The other one is cost avoidance. This is a tricky one. But this basically means what are the recommendations we can make for a client that will allow them to not spend money on something in the future.
Quick example, some time ago we had a client that was faced with a choice. They were running a m-Dot site and their dot-com for desktop, and they maintained them both. But it came time to upgrade their CMS, and they had two options. One, they could upgrade both systems and continue to maintain a separate mobile and desktop experience.
But if they did that, they would have to hire additional developers and another agency to maintain both sites. The other option was to have a fully fluid site, a dynamic site that allowed them to avoid all that cost. We helped them understand which might be better for their SEO, but using this framework, also which might be better from an expense standpoint.

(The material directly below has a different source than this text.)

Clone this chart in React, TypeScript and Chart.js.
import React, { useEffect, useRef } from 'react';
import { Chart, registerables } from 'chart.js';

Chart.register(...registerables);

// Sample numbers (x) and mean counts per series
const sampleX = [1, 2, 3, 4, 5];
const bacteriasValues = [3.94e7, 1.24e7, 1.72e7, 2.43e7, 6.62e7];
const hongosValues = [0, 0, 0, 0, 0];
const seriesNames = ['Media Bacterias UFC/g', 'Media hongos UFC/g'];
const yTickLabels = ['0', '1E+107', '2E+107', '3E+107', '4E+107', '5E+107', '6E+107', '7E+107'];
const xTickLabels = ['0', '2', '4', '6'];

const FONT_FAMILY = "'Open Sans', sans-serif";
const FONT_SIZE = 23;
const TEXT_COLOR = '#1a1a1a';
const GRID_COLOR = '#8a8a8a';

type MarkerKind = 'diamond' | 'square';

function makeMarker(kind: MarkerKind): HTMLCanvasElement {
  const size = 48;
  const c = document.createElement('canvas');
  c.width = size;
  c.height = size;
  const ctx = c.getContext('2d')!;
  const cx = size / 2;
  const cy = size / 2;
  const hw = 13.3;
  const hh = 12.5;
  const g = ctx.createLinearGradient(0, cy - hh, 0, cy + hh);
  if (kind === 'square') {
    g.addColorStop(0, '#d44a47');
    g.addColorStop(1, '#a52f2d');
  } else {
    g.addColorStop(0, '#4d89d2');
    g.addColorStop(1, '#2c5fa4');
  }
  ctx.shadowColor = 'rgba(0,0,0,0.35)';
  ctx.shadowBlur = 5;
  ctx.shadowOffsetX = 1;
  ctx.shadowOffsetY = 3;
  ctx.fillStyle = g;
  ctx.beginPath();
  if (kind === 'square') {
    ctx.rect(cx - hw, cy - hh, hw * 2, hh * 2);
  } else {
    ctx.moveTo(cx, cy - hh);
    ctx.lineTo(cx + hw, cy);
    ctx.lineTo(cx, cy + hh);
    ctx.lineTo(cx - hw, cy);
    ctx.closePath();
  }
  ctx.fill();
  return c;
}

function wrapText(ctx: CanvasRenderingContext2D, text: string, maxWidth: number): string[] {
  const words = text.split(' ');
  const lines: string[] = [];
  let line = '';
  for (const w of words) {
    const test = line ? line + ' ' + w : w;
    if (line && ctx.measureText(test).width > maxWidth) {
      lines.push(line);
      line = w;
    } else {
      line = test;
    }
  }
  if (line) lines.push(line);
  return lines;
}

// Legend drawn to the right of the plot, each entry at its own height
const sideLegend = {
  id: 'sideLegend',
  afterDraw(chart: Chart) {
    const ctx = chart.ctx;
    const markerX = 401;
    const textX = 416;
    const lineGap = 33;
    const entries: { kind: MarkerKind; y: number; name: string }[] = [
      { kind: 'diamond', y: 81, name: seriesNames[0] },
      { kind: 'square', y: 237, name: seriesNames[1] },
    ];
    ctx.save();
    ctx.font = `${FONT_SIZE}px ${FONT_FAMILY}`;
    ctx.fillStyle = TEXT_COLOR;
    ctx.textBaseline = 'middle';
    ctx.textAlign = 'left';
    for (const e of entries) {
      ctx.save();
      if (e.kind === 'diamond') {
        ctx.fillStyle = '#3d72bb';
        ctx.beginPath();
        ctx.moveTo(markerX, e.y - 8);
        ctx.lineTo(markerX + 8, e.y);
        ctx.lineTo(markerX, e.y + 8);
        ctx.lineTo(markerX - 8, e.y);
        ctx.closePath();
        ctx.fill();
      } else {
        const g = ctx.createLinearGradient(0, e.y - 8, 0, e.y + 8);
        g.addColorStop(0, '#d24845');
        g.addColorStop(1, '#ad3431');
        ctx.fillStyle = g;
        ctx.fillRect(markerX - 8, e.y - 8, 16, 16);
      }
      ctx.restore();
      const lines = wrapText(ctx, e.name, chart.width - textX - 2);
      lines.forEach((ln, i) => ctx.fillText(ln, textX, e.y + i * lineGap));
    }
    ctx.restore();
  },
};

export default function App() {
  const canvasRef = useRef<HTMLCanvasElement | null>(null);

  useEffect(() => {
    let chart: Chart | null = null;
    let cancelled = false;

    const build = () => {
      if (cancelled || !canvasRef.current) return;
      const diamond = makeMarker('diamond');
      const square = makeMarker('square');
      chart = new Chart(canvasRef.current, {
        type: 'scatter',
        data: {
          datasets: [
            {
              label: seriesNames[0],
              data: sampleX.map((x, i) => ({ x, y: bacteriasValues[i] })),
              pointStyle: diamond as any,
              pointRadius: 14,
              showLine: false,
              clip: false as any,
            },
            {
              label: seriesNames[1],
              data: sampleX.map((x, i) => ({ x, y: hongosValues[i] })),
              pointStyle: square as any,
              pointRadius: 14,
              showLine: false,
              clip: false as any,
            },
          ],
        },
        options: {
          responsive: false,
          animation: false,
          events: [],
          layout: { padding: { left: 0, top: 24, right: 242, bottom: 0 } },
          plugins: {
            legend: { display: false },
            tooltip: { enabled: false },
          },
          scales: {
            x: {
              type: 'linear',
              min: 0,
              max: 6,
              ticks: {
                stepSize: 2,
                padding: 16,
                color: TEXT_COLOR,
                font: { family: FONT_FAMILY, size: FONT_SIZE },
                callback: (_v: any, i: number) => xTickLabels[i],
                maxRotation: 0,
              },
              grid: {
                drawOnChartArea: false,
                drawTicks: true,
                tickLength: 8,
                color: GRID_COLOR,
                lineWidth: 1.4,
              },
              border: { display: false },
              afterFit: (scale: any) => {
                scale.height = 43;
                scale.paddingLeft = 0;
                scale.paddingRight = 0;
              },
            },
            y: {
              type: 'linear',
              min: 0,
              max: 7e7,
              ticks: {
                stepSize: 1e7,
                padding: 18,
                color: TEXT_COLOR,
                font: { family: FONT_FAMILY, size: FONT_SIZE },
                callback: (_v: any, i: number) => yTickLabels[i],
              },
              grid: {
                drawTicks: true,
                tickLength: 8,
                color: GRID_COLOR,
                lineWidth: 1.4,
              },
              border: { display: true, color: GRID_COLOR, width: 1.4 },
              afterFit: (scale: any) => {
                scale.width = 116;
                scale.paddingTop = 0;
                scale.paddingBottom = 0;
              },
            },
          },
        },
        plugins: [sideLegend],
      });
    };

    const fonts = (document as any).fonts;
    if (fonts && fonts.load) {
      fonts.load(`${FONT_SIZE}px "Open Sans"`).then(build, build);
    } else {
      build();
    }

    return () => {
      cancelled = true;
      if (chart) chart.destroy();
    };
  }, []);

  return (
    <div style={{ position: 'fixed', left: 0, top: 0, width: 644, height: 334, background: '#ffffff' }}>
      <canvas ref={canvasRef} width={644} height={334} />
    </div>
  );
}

They chose to do option number two. They avoided all that extra expense, and that was cost avoidance. The reason why that’s tricky is because it’s hard to prove the counterfactual. We don’t know what they literally would have spent had they done both sites, but we know what they budgeted and we said, “Hey, by following this other recommendation, you avoided having to pay this.”
That’s actually budget savings. Budget savings means, back to our utility curve, that their profit went up, made them better off, possibly also allowed them to increase the value of their business.
Lastly, there’s insurance, and this is one that is not terribly intuitive until you think about it.
So imagine you have a client that is contemplating a site relaunch. They have an internal SEO team, and they’re very confident in their abilities, but they might not have a lot of experience or maybe not as much experience as you in a migration or the site relaunch. So your client might engage you to have a short-term project to help augment the capabilities of their internal team, maybe check on things, maybe be there the night of the conversion, and those sorts of things.
Now it’s an additional expense. So this person here might say, “Oh, I don’t know if I can get another agency through procurement because we already have an internal team helping us on our migration.” But the CFO might say, “Oh no, this is insurance. I will gladly pay an insurance premium to avoid a massive loss if this website is generating a lot of revenue or gross profit for me,” because they do that all the time. If you think about all the insurance that a business might spend money on, explaining that SEO project or that technical SEO support project in the context of insurance might make a ton of sense to them if you’ve been invited to that table and you can explain what you do within that context.
So here, I won’t get into the details, but what I will show you is that you will gladly pay this little bit of premium, in other words, your contract to support their internal team. The client might gladly pay that to avoid the possibility of a large loss. So you just have to convince the client that your presence will actually prevent that loss.
That’s insurance and that’s value for your client. So that’s about it. To recap, think about the work that you do and how to translate that into the business challenges that these folks are grappling with. So they might just pop into your QBR or pop into your monthly meeting. They might not understand Penguin and BERT and ChatGPT or any of that stuff, but they do understand what’s going to make me more money, gross profit, what’s going to save me money, what’s going to help me avoid some nasty costs I would really rather not pay, and what’s going to insure me.
How are you going to watch my back and prevent some larger loss later? So basically back to where I started, how do you translate your SEO expertise into the language of your client executives? Thank you very much.